Waterfront Hotel and Casino’s UNO Restaurant in Cebu treats its customers to more than 60 Filipino dishes prepared by the celebrity chef couple, Rolando and Jackie Laudico starting now until August 30.
The hotel’s “Feast for the Filipino Senses” aims to establish Cebu as a “culinary destination,” said Waterfront Hotel and Casino Cebu general manager Anders Hollen.
“Filipino food has so many flavors and variations to offer. We’re bringing a new era and new excitement for the future for Cebu as a culinary destination, not only in the Philippines but the entire world,” Holen told the media during the feast launch on May 22.

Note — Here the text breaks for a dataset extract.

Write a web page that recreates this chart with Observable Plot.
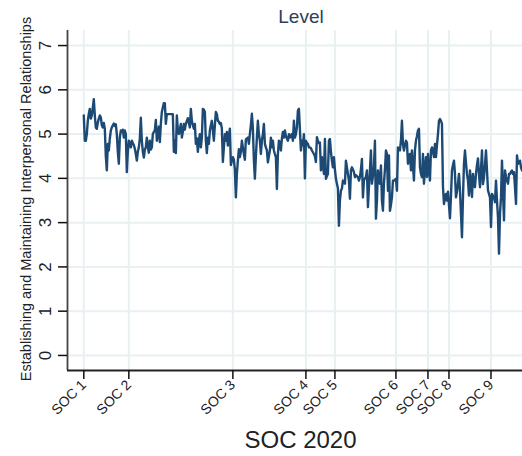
<!DOCTYPE html>
<html><head><meta charset="utf-8">
<script src="https://cdn.jsdelivr.net/npm/d3@7"></script>
<script src="https://cdn.jsdelivr.net/npm/@observablehq/plot@0.6"></script>
<style>body{margin:0;background:#fff;}</style>
</head><body><div id="chart"></div>
<script>
// Level score per occupation (ordered by SOC 2020 code)
const levelValues = [
5.42,4.85,4.85,5.0,5.3,5.46,5.57,5.35,5.42,5.6,5.79,5.42,5.15,5.12,5.26,5.35,5.42,5.38,5.2,5.15,
5.25,5.12,4.5,4.18,4.78,4.63,4.9,5.08,5.15,5.2,5.24,5.18,5.22,5.0,4.6,4.33,4.92,5.08,5.05,5.1,
4.92,5.08,5.0,4.14,4.6,4.85,4.8,4.7,4.85,4.8,4.75,4.67,4.55,4.4,4.6,4.7,4.9,5.37,4.85,4.6,
4.47,4.65,4.7,4.92,4.7,4.58,4.85,4.65,4.7,5.0,5.05,5.08,5.32,4.85,5.0,5.17,4.82,5.23,5.5,5.6,
5.7,5.7,5.23,5.45,5.45,5.45,5.45,5.45,5.45,5.45,4.6,4.85,4.57,5.42,5.1,5.0,5.1,5.23,4.92,5.05,
5.23,5.1,5.23,5.3,5.36,5.25,5.15,5.57,5.3,5.2,5.12,5.23,4.78,4.9,4.6,4.85,5.0,4.7,4.92,5.57,
5.55,5.5,4.85,4.57,4.92,4.78,5.08,5.2,5.3,5.08,4.85,5.2,5.5,5.45,5.3,5.28,5.23,5.25,5.12,4.37,
4.7,5.0,4.85,5.05,4.74,4.95,5.12,4.3,4.4,4.48,4.42,4.2,3.57,4.1,4.4,4.66,4.48,4.6,4.85,4.7,
4.55,4.42,4.88,4.9,4.92,4.78,5.0,5.2,5.46,5.12,4.42,3.99,4.5,4.92,5.3,5.0,4.85,4.55,4.85,5.0,
5.23,4.78,4.7,4.63,4.36,4.5,4.63,4.92,4.7,4.85,4.63,4.55,4.48,3.76,4.55,4.85,4.82,4.63,4.9,5.05,
4.92,5.08,4.95,4.9,4.85,5.0,4.92,4.95,5.0,4.85,5.3,4.92,5.0,5.15,5.53,5.57,5.1,4.63,4.85,4.75,
5.0,4.0,4.85,4.8,4.78,4.7,4.7,4.68,4.63,4.59,4.55,4.5,4.37,4.93,4.85,4.8,4.81,4.18,4.48,4.3,
4.1,4.89,3.99,4.05,4.1,4.85,4.89,4.6,4.4,4.25,4.48,4.2,3.99,3.88,3.77,2.93,3.5,3.72,3.77,3.95,
3.9,3.88,4.4,4.25,4.1,3.95,3.54,4.18,4.25,4.2,4.14,4.03,4.07,4.05,4.03,3.95,4.03,4.2,4.44,3.57,
3.95,4.0,4.03,4.18,3.35,3.8,4.18,4.63,3.88,4.05,4.25,4.85,3.09,3.5,4.18,4.0,3.88,4.29,3.5,3.27,
3.88,4.2,4.63,4.55,3.72,4.52,3.27,3.4,3.57,3.95,3.95,3.97,3.99,3.72,4.7,4.65,4.63,4.85,5.3,4.78,
4.63,4.75,4.85,4.81,4.33,4.45,4.55,4.18,4.63,4.3,3.95,4.63,4.85,4.95,5.08,5.12,4.25,4.1,4.03,4.55,
3.88,4.2,4.48,4.03,4.55,4.2,3.95,4.63,4.7,4.6,4.48,4.78,4.48,4.75,5.0,5.3,5.34,5.3,5.23,3.81,
3.42,3.55,3.65,3.5,3.7,3.4,3.1,3.6,4.18,4.3,4.4,4.1,3.57,3.7,3.87,4.1,3.73,3.2,2.67,3.57,
4.33,4.63,4.35,4.1,3.95,3.61,4.18,3.9,3.58,4.1,3.87,3.8,4.1,4.3,4.45,4.1,3.8,4.2,4.63,3.87,
4.03,4.3,4.63,4.18,3.73,3.65,3.57,2.9,3.65,3.6,3.57,3.46,3.95,3.5,3.12,2.3,3.2,3.57,4.4,3.7,
3.05,4.18,4.03,3.95,3.88,4.1,4.1,4.15,4.18,4.1,4.14,3.8,3.42,4.52,4.33,4.35,4.4,4.25,4.18
];
// Position (occupation index) where each SOC major group starts
const socTickPositions = [0, 45, 149, 222, 251, 312, 344, 365, 407];
const socTickLabels = ["SOC 1","SOC 2","SOC 3","SOC 4","SOC 5","SOC 6","SOC 7","SOC 8","SOC 9"];
const yTickValues = [0,1,2,3,4,5,6,7];
const chartTitle = "Level";
const xTitle = "SOC 2020";
const yTitle = "Establishing and Maintaining Interpersonal Relationships";

const data = levelValues.map((v, i) => ({i, v}));
const xDom = [-16.3, 438.5];
const yDom = [-0.34, 7.34];
const gridColor = "#e8f0f2";
const font = "'Liberation Sans', Arial, sans-serif";

const chart = Plot.plot({
  width: 522, height: 456,
  marginTop: 30, marginBottom: 86, marginLeft: 67, marginRight: 0,
  style: {fontFamily: font, background: "#fff", overflow: "visible"},
  x: {domain: xDom, label: null},
  y: {domain: yDom, label: null},
  marks: [
    Plot.gridX(socTickPositions, {stroke: gridColor, strokeOpacity: 1, strokeWidth: 2}),
    Plot.gridY(yTickValues, {stroke: gridColor, strokeOpacity: 1, strokeWidth: 2}),
    Plot.line(data, {x: "i", y: "v", stroke: "#1d4a74", strokeWidth: 2.4}),
    Plot.ruleX([xDom[0]], {stroke: "#444", strokeWidth: 1.8}),
    Plot.ruleY([yDom[0]], {stroke: "#222", strokeWidth: 1.8}),
    Plot.axisX(socTickPositions, {
      tickSize: 9, tickPadding: 3, tickRotate: -45, fontSize: 14, label: null,
      stroke: "#111", strokeWidth: 1.5, fill: "#222",
      tickFormat: d => socTickLabels[socTickPositions.indexOf(d)]
    }),
    Plot.axisY(yTickValues, {
      tickSize: 9, tickPadding: 8, tickRotate: -90, fontSize: 17, label: null,
      stroke: "#111", strokeWidth: 1.5, fill: "#222"
    }),
    Plot.text([chartTitle], {frameAnchor: "top", dx: 6, dy: -8, lineAnchor: "bottom", fontSize: 19, fill: "#2c3e5c"}),
    Plot.text([xTitle], {frameAnchor: "bottom", dx: 5.5, dy: 77, lineAnchor: "bottom", fontSize: 24, fill: "#222"}),
    Plot.text([yTitle], {frameAnchor: "left", textAnchor: "middle", rotate: -90, dx: -37, dy: -1.5, lineAnchor: "bottom", fontSize: 14.5, fill: "#222"})
  ]
});
document.getElementById("chart").appendChild(chart);
</script>
</body></html>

Waterfront chose the Laudicos because of their advocacy in pushing local cuisine and their expertise honed from owning several Filipino restaurants, including Guevarra’s in Manila.
“Ever since we became professionals in the field, our advocacy is to really promote Filipino cuisine. We’ve been to several countries abroad, we have done several food festivals in different hotels and restaurants abroad, and it’s always Filipino flavors that we champion,” Mr. Laudico said.

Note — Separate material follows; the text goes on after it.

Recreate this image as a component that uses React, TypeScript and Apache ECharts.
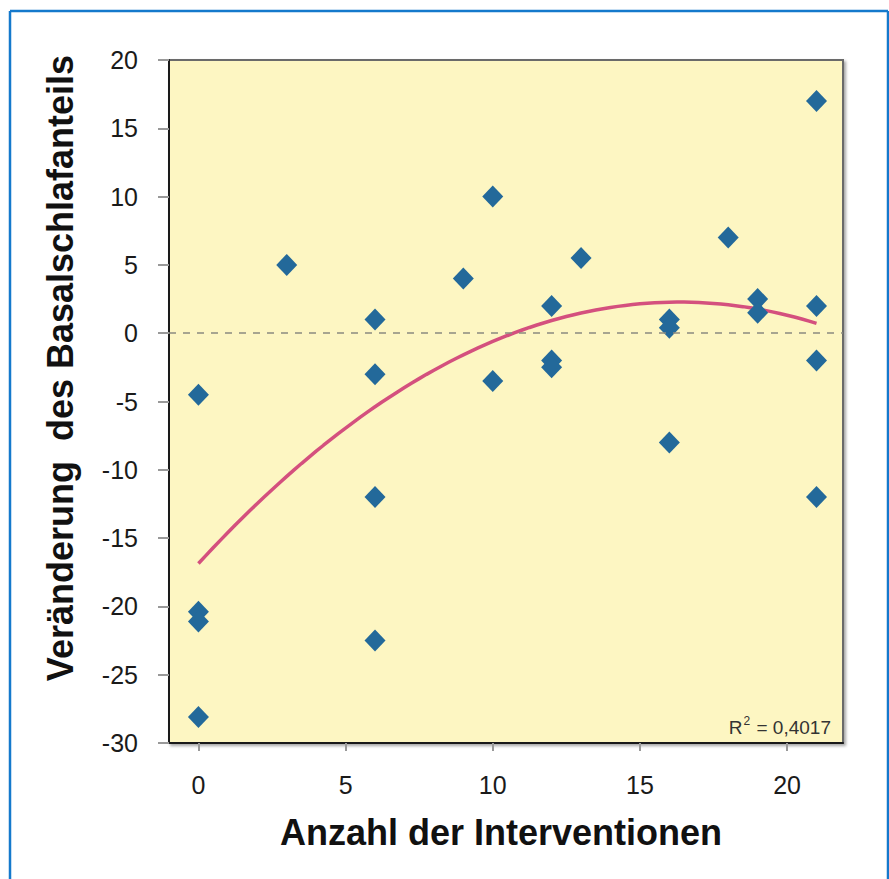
import React, { useEffect, useRef } from "react";
import * as echarts from "echarts";

const interventions = [0, 0, 0, 0, 3, 6, 6, 6, 6, 9, 10, 10, 12, 12, 12, 13, 16, 16, 16, 18, 19, 19, 21, 21, 21, 21];
const sleepChange = [-4.5, -20.4, -21.1, -28.1, 5, 1, -3, -12, -22.5, 4, 10, -3.5, 2, -2, -2.5, 5.5, 1, 0.4, -8, 7, 2.5, 1.5, 17, 2, -2, -12];
const xTicks = [0, 5, 10, 15, 20];
const rSquaredValue = "0,4017";
const yAxisTitle = "Veränderung  des Basalschlafanteils";
const xAxisTitle = "Anzahl der Interventionen";

// least-squares quadratic fit (as the spreadsheet's polynomial trendline)
function quadFit(xs: number[], ys: number[]) {
  let s0 = 0, s1 = 0, s2 = 0, s3 = 0, s4 = 0, t0 = 0, t1 = 0, t2 = 0;
  for (let i = 0; i < xs.length; i++) {
    const x = xs[i], y = ys[i];
    s0 += 1; s1 += x; s2 += x * x; s3 += x * x * x; s4 += x * x * x * x;
    t0 += y; t1 += x * y; t2 += x * x * y;
  }
  const M = [
    [s0, s1, s2, t0],
    [s1, s2, s3, t1],
    [s2, s3, s4, t2],
  ];
  for (let c = 0; c < 3; c++) {
    let p = c;
    for (let r = c + 1; r < 3; r++) if (Math.abs(M[r][c]) > Math.abs(M[p][c])) p = r;
    [M[c], M[p]] = [M[p], M[c]];
    for (let r = 0; r < 3; r++) {
      if (r === c) continue;
      const f = M[r][c] / M[c][c];
      for (let k = c; k < 4; k++) M[r][k] -= f * M[c][k];
    }
  }
  return [M[0][3] / M[0][0], M[1][3] / M[1][1], M[2][3] / M[2][2]];
}

export default function App() {
  const ref = useRef<HTMLDivElement>(null);
  useEffect(() => {
    document.body.style.margin = "0";
    const chart = echarts.init(ref.current!, null, { renderer: "svg" });
    const [c0, c1, c2] = quadFit(interventions, sleepChange);
    const xMinFit = Math.min(...interventions);
    const xMaxFit = Math.max(...interventions);
    const trend: number[][] = [];
    for (let i = 0; i <= 84; i++) {
      const x = xMinFit + ((xMaxFit - xMinFit) * i) / 84;
      trend.push([x, c0 + c1 * x + c2 * x * x]);
    }
    const points = interventions.map((x, i) => [x, sleepChange[i]]);
    const font = "'Liberation Sans', Arial, sans-serif";
    chart.setOption({
      animation: false,
      backgroundColor: "#ffffff",
      grid: {
        left: 169,
        top: 60,
        right: 46,
        bottom: 136,
        show: true,
        backgroundColor: "#FDF6C2",
        borderColor: "#6a6a6a",
        borderWidth: 2,
        shadowColor: "rgba(0,0,0,0.35)",
        shadowBlur: 3,
        shadowOffsetX: 2,
        shadowOffsetY: 2,
      },
      xAxis: {
        type: "value",
        min: -1,
        max: 21.9,
        splitLine: { show: false },
        axisLine: { show: true, onZero: false, lineStyle: { color: "#1a1a1a", width: 2 } },
        axisTick: { show: true, length: 8, customValues: xTicks, lineStyle: { color: "#999", width: 2 } },
        axisLabel: { customValues: xTicks, margin: 29, fontSize: 25, color: "#1a1a1a", fontFamily: font },
      },
      yAxis: {
        type: "value",
        min: -30,
        max: 20,
        interval: 5,
        splitLine: { show: false },
        axisLine: { show: true, onZero: false, lineStyle: { color: "#1a1a1a", width: 2 } },
        axisTick: { show: true, length: 11, lineStyle: { color: "#999", width: 2 } },
        axisLabel: { margin: 31, fontSize: 25, color: "#1a1a1a", fontFamily: font },
      },
      graphic: [
        { type: "line", shape: { x1: 10, y1: 11, x2: 10, y2: 879 }, style: { stroke: "#1479CC", lineWidth: 2.5 } },
        { type: "line", shape: { x1: 10, y1: 11, x2: 888, y2: 11 }, style: { stroke: "#1479CC", lineWidth: 2.5 } },
        { type: "line", shape: { x1: 888, y1: 11, x2: 888, y2: 879 }, style: { stroke: "#1479CC", lineWidth: 2.5 } },
        {
          type: "text",
          x: 60,
          y: 368,
          rotation: Math.PI / 2,
          style: { text: yAxisTitle, fontSize: 36, fontWeight: "bold", fontFamily: font, fill: "#111", textAlign: "center", textVerticalAlign: "middle" },
        },
        {
          type: "text",
          x: 501,
          y: 832,
          style: { text: xAxisTitle, fontSize: 36, fontWeight: "bold", fontFamily: font, fill: "#111", textAlign: "center", textVerticalAlign: "middle" },
        },
        {
          type: "text",
          x: 831,
          y: 737,
          z: 100,
          style: {
            text: "{r|R}{s|2}{r| = " + rSquaredValue + "}",
            fontFamily: font,
            fill: "#333",
            textAlign: "right",
            textVerticalAlign: "bottom",
            rich: {
              r: { fontSize: 19, fontFamily: font, fill: "#333", verticalAlign: "bottom", lineHeight: 22 },
              s: { fontSize: 12, fontFamily: font, fill: "#333", verticalAlign: "top", lineHeight: 22, padding: [0, 1, 8, 1] },
            },
          },
        },
      ],
      series: [
        {
          type: "line",
          data: trend,
          showSymbol: false,
          smooth: false,
          lineStyle: { color: "#D4507E", width: 3.5 },
          z: 3,
          markLine: {
            silent: true,
            symbol: "none",
            label: { show: false },
            lineStyle: { color: "#8a8a80", type: [7, 7], width: 1.5 },
            data: [{ yAxis: 0 }],
          },
        },
        {
          type: "scatter",
          data: points,
          symbol: "diamond",
          symbolSize: [21, 22],
          itemStyle: { color: "#23699A", opacity: 1 },
          z: 4,
        },
      ],
    });
    return () => chart.dispose();
  }, []);
  return <div ref={ref} style={{ width: 889, height: 879 }} />;
}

“It is really with great passion and love that we always try to promote Filipino cuisine. It is such an honor for us to be able to do it at the country’s only Filipino-owned hotel chain,” Mrs. Laudico explained.
The feast offers five roasted items, including the in-demand lechon – regular lechon, spicy lecho belly – and other roasted animals such as cow and goat. As a twist, Mr. Laudico added sangig (lemon basil) to his lechon dishes aside from the typical aromatic herbs and spices used in roasting Cebu’s lechon. The menu also included the Laudicos’ own version of Cebuano dishes such as danggit macaroon; Ngohiong in cones, inasal siomai, pinaupong nilasing na manok, and classic pork humba. Also in the menu is balut or fertilized duck egg, which is considered as one of the celebrity chefs’ signature dishes, the local kakanin (rice cakes) for dessert, and other Filipino snacks, such as queso de bola cheesecake, suman panna cotta, bicho bicho yema, and biko. There is also the molten tableya (chocolate), a moist mini cake flavored with Davao tableya inside.
During the launch, the Laudicos said they looked into Cebu’s farmers markets and the Pasil fish market for inspiration, which led to the inclusion of nilarang, fish stew made with bouillabaisse style, in the menu, as well as the balbacua (ox tail and skin stew) that cooked in a more soupy and extra gooey style.
The Feast for the Filipino Senses offers lunch and dinner buffets until August 30 for P898/pax.